Dedi menduga, I Nyoman Suastika merupakan pihak yang telah dirugikan dalam kasus tersebut. Oleh karena itu dirinya meminta pihak Kepolisian segera menuntaskan kasus tersebut.
"I Nyoman Suastika adalah warga yang telah dirugikan, atas dasar itu kami tentunya mendesak agar persoalan tanah ini dapat digelar kembali sesuai dengan mekanisme hukum yang ada," tuturnya.
"Kami juga meminta agar Polri dapat mengusut tuntas permasalahan yang telah meresahkan masyarakat Jimbaran ini. Apabila pihak I Nyoman Suastika menang dalam putusan pengadilan maka agar haknya segera dikembalikan," tuturnya lagi.
Ia pun menaruh kepercayaan dan harapan terhadap kinerja Polri dalam penyelesaian kasus itu. Tujuannya agar tidak menjadi isu miring ditengah masyarakat sekitar.
"Kami yakin dan percaya bahwa Polri dapat mengusut dan kembali menggelar kasus yang telah merugikan warga Jimbaran ini. Karena saat ini Polri sangat diharapkan untuk dapat menyelesaikan persoalan hukum yang ada di masyarakat secara transparan dan akuntabel," harapnya.
Dketahui kemudian, bahwa tim kuasa hukum I Nyoman Suastika (penggugat) I Komang Sutrisna, SH, dan Dr. I Gusti Ketut Suastika, SH, pada 23 September 2022 telah melayangkan surat kepada Kapolri.
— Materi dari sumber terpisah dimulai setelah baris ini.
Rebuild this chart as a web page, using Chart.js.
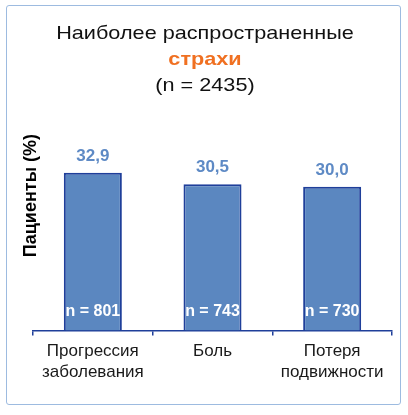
<!DOCTYPE html>
<html>
<head>
<meta charset="utf-8">
<script src="https://cdn.jsdelivr.net/npm/chart.js@4.4.1/dist/chart.umd.min.js"></script>
<style>
    html, body { margin: 0; padding: 0; background: #fff; }
    body { width: 408px; height: 415px; position: relative; overflow: hidden; font-family: Arial, "Liberation Sans", sans-serif; }
    #frame { position: absolute; left: 6px; top: 5px; width: 393px; height: 398px; border: 1.5px solid #9dbbe0; border-radius: 3px; }
    #title { position: absolute; left: 0; top: 20px; width: 410px; text-align: center; font-size: 19px; line-height: 26px; color: #111; }
    #title div { transform: scaleX(1.14); }
    #title .hl { color: #f07021; font-weight: bold; }
    canvas { position: absolute; left: 0; top: 0; }
</style>
</head>
<body>
<div id="frame"></div>
<canvas id="chart" width="408" height="415"></canvas>
<div id="title">
    <div>Наиболее распространенные</div>
    <div class="hl">страхи</div>
    <div>(n = 2435)</div>
</div>
<script>
// ── Data ─────────────────────────────────────────
const categories = [['Прогрессия', 'заболевания'], ['Боль'], ['Потеря', 'подвижности']];
const percents = [32.9, 30.5, 30.0];
const counts = [801, 743, 730];
const Y_MAX = 41;

const FONT = 'Arial, "Liberation Sans", sans-serif';
const NAVY = '#1f3f9a';

// value above each bar + "n = ..." inside at the bottom
const barLabels = {
    id: 'barLabels',
    afterDatasetsDraw(chart) {
        const ctx = chart.ctx;
        const meta = chart.getDatasetMeta(0);
        const yZero = chart.scales.y.getPixelForValue(0);
        ctx.save();
        ctx.textAlign = 'center';
        ctx.textBaseline = 'alphabetic';
        meta.data.forEach((bar, i) => {
            ctx.font = `bold 17px ${FONT}`;
            ctx.fillStyle = '#5e8ac5';
            ctx.fillText(percents[i].toFixed(1).replace('.', ','), bar.x, bar.y - 12);
            ctx.font = `bold 16px ${FONT}`;
            ctx.fillStyle = '#ffffff';
            ctx.fillText('n = ' + counts[i], bar.x, yZero - 15);
        });
        ctx.restore();
    }
};

new Chart(document.getElementById('chart'), {
    type: 'bar',
    data: {
        labels: categories,
        datasets: [{
            data: percents,
            backgroundColor: '#5b87c0',
            borderColor: NAVY,
            borderWidth: 2,
            borderSkipped: 'bottom',
            categoryPercentage: 1,
            barPercentage: 0.485
        }]
    },
    options: {
        responsive: false,
        animation: false,
        layout: { padding: { left: 22, right: 16, top: 134, bottom: 27 } },
        plugins: { legend: { display: false }, tooltip: { enabled: false } },
        scales: {
            x: {
                grid: { offset: true, drawOnChartArea: false, tickLength: 5, color: NAVY, lineWidth: 1.5 },
                border: { display: true, color: NAVY, width: 1.5 },
                ticks: { color: '#1a1a1a', padding: 5, maxRotation: 0, autoSkip: false,
                         font: { family: FONT, size: 17, lineHeight: 1.25 } }
            },
            y: {
                min: 0, max: Y_MAX,
                grid: { display: false },
                border: { display: false },
                ticks: { display: false },
                title: { display: true, text: 'Пациенты (%)', align: 'end', color: '#000', padding: 0,
                         font: { family: FONT, size: 18, weight: 'bold', lineHeight: 1 } },
                afterFit(scale) { scale.width = 11; }
            }
        }
    },
    plugins: [barLabels]
});
</script>
</body>
</html>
Dalam surat itu, kuasa hukum penggugat memohon perlindungan hukum agar dapat melanjutkan proses hukum terkait masalah tersebut.
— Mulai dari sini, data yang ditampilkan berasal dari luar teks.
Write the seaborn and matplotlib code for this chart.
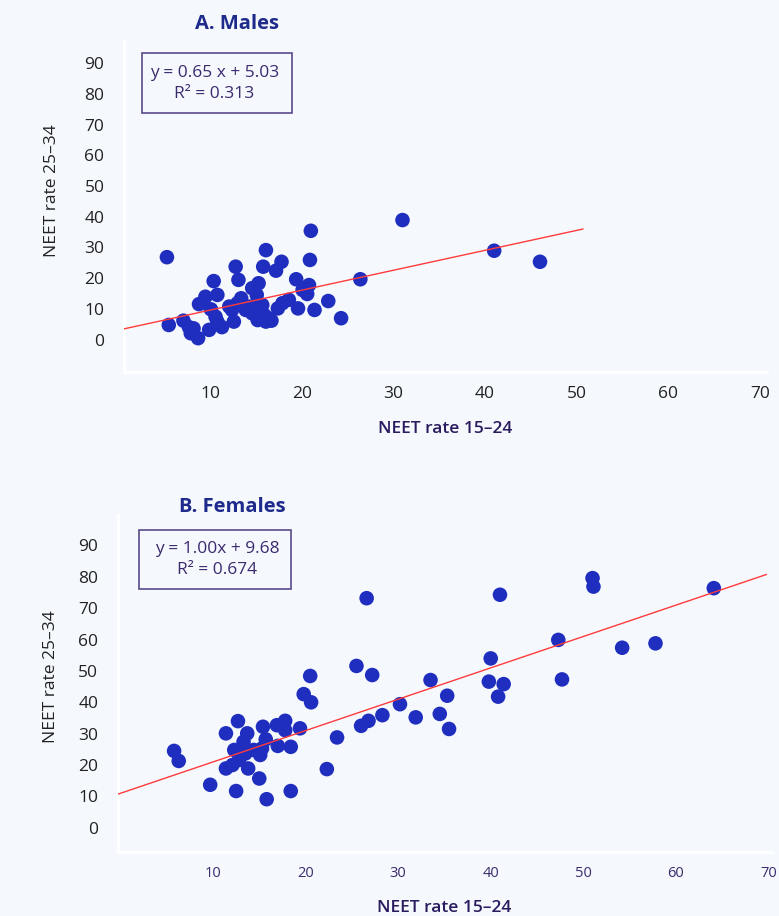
import matplotlib
matplotlib.use('Agg')
import matplotlib.pyplot as plt
import matplotlib.transforms as mtransforms
from matplotlib.patches import Rectangle
import seaborn as sns
import pandas as pd

# Males: NEET rate 15-24 (x) vs NEET rate 25-34 (y)
males_x = [5.3, 5.5, 7.1, 7.7, 8.2, 7.9, 8.7, 9.9, 11.3, 8.8, 9.5, 10.4, 10.8, 10.1,
           10.6, 10.8, 12.8, 13.1, 12.1, 12.6, 13.4, 12.4, 14.6, 15.3, 15.1, 14.4,
           14.6, 15.2, 16.1, 15.7, 16.7, 16.1, 15.8, 17.8, 17.2, 17.4, 17.9, 18.6,
           19.4, 19.6, 20.1, 20.8, 20.6, 20.9, 21.4, 22.9, 24.3, 26.4, 21.0, 31.0,
           41.0, 46.0, 13.9, 13.0, 15.9, 16.4]
males_y = [28.8, 6.7, 8.1, 6.0, 5.6, 4.0, 2.4, 5.1, 6.0, 13.5, 15.9, 21.0, 16.5, 11.8,
           9.4, 7.8, 25.7, 21.4, 12.7, 7.8, 15.4, 11.6, 18.7, 20.3, 16.5, 12.7,
           10.5, 8.3, 7.8, 13.2, 8.1, 31.1, 25.7, 27.3, 24.4, 12.1, 13.8, 14.9,
           21.6, 12.1, 18.1, 19.7, 16.8, 27.9, 11.6, 14.5, 8.9, 21.6, 37.4, 40.9,
           30.9, 27.3, 11.6, 13.8, 10.0, 8.9]

# Females
females_x = [5.8, 6.3, 9.7, 12.5, 15.8, 18.4, 15.0, 11.4, 12.7, 13.7, 13.3, 12.3, 11.4,
             12.1, 12.8, 13.8, 13.5, 14.4, 15.1, 15.4, 15.7, 15.3, 16.9, 17.8, 17.8,
             17.0, 18.4, 19.4, 19.8, 20.6, 22.3, 20.5, 25.5, 27.2, 26.0, 26.8, 23.4,
             26.6, 28.3, 30.2, 31.9, 33.5, 34.5, 35.3, 35.5, 40.0, 39.8, 41.4, 40.8,
             41.0, 47.3, 47.7, 51.0, 51.1, 54.2, 57.8, 64.1]
females_y = [23.2, 20.0, 12.4, 10.4, 7.8, 10.4, 14.4, 28.8, 32.7, 28.8, 26.1, 23.5, 17.6,
             18.7, 20.3, 17.6, 22.4, 23.5, 21.9, 30.9, 26.9, 24.0, 31.4, 32.8, 29.8,
             24.8, 24.5, 30.4, 41.3, 38.7, 17.4, 47.1, 50.3, 47.4, 31.2, 32.8, 27.5,
             71.9, 34.6, 38.1, 33.9, 45.8, 35.0, 40.8, 30.2, 52.7, 45.3, 44.5, 40.5,
             73.0, 58.6, 46.0, 78.3, 75.6, 56.1, 57.5, 75.1]

# regression results shown in the boxes
slopes = [0.65, 1.00]
intercepts = [5.03, 9.68]
fit_labels = ["y = 0.65 x + 5.03\nR² = 0.313", "y = 1.00x + 9.68\nR² = 0.674"]
titles = ["A. Males", "B. Females"]
line_ends = [50.7, 69.8]

bg = '#F5F9FD'
dot = '#1F2EBF'
purple = '#3B2A6E'
navy = '#1E2A8C'

sns.set_theme(style="white")
plt.rcParams['font.family'] = ['Open Sans', 'DejaVu Sans']

fig = plt.figure(figsize=(7.79, 9.16), dpi=100, facecolor=bg)

# layout, figure fractions
rects = [[0.159, 0.594, 0.826, 0.362], [0.151, 0.070, 0.839, 0.368]]
xlims = [(0.6, 70.8), (-0.3, 70.3)]
ylims = [(-8.6, 99.5), (-9.0, 98.5)]
title_pos = [(0.304, 0.974), (0.298, 0.446)]
boxes = [(0.182, 0.877, 0.193, 0.065), (0.178, 0.357, 0.196, 0.064)]
box_text = [(0.275, 0.909), (0.279, 0.389)]
ylabel_pos = [(-0.099, 0.548), (-0.089, 0.519)]
ytick_shift = [6, -4]  # pixels
xtick_colors = ['#222222', purple]
xtick_sizes = [12.5, 10.5]

datasets = [pd.DataFrame({'x': males_x, 'y': males_y}),
            pd.DataFrame({'x': females_x, 'y': females_y})]

for i, df in enumerate(datasets):
    ax = fig.add_axes(rects[i])
    ax.set_facecolor(bg)
    sns.scatterplot(data=df, x='x', y='y', ax=ax, color=dot, s=110,
                    edgecolor='none', linewidth=0, zorder=3)

    # fitted line
    x0 = xlims[i][0]
    x1 = line_ends[i]
    ax.plot([x0, x1], [slopes[i] * x0 + intercepts[i], slopes[i] * x1 + intercepts[i]],
            color='#FF3B3B', lw=1.0, zorder=4)

    ax.set_xlim(*xlims[i])
    ax.set_ylim(*ylims[i])
    ax.set_xticks(range(10, 71, 10))
    ax.set_yticks(range(0, 91, 10))

    for side in ['top', 'right']:
        ax.spines[side].set_visible(False)
    for side in ['left', 'bottom']:
        ax.spines[side].set_color('white')
        ax.spines[side].set_linewidth(2)

    ax.tick_params(axis='y', length=0, pad=14, labelsize=12.5, labelcolor='#222222')
    ax.tick_params(axis='x', length=0, pad=10, labelsize=xtick_sizes[i],
                   labelcolor=xtick_colors[i])
    shift = mtransforms.ScaledTranslation(0, ytick_shift[i] / 100, fig.dpi_scale_trans)
    for lab in ax.get_yticklabels():
        lab.set_transform(lab.get_transform() + shift)

    ax.set_xlabel('NEET rate 15–24', color='#2A1A5E', fontsize=12.5,
                  fontweight='semibold', labelpad=14)
    ax.set_ylabel('NEET rate 25–34', color='#222222', fontsize=12.5)
    ax.yaxis.set_label_coords(*ylabel_pos[i])

    fig.text(title_pos[i][0], title_pos[i][1], titles[i], color=navy, fontsize=14.5,
             fontweight='bold', ha='center', va='center')

    bx, by, bw, bh = boxes[i]
    fig.patches.append(Rectangle((bx, by), bw, bh, transform=fig.transFigure,
                                 facecolor=bg, edgecolor='#5B4A8A', linewidth=1.2,
                                 zorder=5))
    fig.text(box_text[i][0], box_text[i][1], fit_labels[i], color=purple, fontsize=12.5,
             ha='center', va='center', linespacing=1.4, zorder=6)

fig.savefig('out.png', dpi=100, facecolor=bg)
I Komang Sutrisna, SH, menjelaskan bahwa tanah sengketa tersebut awalnya berstatus tanah adat yang kemudian dibagikan ke masyarakat adat.
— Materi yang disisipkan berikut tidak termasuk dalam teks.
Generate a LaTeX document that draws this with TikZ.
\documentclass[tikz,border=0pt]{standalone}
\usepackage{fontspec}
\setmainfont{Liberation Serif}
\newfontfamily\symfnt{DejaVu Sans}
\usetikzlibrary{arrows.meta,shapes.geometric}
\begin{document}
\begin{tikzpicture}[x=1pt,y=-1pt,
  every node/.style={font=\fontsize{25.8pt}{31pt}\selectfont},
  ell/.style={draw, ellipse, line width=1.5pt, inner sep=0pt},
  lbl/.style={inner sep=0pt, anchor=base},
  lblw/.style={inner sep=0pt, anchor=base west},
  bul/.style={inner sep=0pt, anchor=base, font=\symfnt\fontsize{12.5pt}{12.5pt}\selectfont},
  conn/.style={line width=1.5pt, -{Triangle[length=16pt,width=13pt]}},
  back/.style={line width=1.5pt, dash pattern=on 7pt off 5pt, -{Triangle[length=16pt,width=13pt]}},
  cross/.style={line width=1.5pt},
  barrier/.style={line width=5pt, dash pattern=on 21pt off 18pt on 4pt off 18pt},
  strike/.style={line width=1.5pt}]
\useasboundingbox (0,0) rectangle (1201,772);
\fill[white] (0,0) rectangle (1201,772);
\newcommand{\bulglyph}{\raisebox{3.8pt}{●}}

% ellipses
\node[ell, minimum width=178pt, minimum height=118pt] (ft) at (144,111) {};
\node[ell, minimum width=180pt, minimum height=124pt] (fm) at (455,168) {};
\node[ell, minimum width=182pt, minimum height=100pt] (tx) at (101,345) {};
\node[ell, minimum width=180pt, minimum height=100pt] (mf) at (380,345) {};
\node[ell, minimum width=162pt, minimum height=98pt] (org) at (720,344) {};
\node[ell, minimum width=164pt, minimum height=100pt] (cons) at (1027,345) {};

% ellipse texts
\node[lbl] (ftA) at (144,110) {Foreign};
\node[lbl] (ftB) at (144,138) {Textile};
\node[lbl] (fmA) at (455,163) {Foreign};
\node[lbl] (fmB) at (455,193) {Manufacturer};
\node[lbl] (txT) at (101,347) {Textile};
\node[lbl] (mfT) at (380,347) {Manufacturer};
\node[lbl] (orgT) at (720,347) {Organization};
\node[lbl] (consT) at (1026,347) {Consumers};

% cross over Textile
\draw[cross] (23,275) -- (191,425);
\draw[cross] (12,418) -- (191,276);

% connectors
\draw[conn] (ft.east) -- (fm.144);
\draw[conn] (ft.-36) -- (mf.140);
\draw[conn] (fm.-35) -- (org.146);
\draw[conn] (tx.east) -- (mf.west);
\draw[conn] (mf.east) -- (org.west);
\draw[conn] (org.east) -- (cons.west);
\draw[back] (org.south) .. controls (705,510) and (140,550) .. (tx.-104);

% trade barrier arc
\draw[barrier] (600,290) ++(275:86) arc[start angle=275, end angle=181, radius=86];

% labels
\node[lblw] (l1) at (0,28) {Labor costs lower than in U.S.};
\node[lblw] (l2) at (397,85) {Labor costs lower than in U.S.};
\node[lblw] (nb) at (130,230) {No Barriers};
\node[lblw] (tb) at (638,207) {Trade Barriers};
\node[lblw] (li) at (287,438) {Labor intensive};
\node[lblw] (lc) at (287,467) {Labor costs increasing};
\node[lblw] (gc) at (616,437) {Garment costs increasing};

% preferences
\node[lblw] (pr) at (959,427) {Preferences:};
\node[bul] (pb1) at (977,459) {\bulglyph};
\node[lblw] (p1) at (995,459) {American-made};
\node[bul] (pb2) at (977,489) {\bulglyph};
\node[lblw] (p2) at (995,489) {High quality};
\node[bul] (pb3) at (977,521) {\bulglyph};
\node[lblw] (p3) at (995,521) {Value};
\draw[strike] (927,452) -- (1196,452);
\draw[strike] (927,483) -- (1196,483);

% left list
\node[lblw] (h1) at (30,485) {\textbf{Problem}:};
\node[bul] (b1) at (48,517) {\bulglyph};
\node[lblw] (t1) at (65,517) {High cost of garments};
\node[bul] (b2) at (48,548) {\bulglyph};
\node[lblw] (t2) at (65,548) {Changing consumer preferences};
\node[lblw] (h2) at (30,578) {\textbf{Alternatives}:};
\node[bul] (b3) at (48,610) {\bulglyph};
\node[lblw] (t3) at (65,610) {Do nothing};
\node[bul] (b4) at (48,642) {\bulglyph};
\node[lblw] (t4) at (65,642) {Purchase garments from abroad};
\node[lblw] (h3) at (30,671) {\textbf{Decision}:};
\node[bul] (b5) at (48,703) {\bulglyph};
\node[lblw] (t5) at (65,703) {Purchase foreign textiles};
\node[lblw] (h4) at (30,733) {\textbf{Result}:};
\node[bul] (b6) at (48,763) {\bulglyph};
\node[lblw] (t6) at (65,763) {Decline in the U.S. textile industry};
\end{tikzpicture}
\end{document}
Dengan status demikian, artinya bukan tanah negara. Hal ini dikuatkan dengan bukti persil, pipil, dan peta blok yang ia kantongi.
"Tanah yang ada di lokasi Banjar Mekar Sari ini merupakan tanah Hak Milik Adat (HMA) yang ada persilnya dan ada pipilnya di Letter C," jelasnya.
Oleh sebab itu, dia menekankan bahwa ini jelas bukan tanah negara. Hal tersebut ia akui dan dibenarkan oleh Jro Bendesa, bahwa tanah di sekitar Banjar Mekar Sari itu merupakan tanah adat yang telah diserahkan kepada masyarakat.
"Kalau tanah negara, TN namanya atau DN, Darat Negara namanya. Ini nggak ada. Itu jelas tanah milik masyarakat yang dinyatakan tanah milik negara," jelas Sutrisna lagi.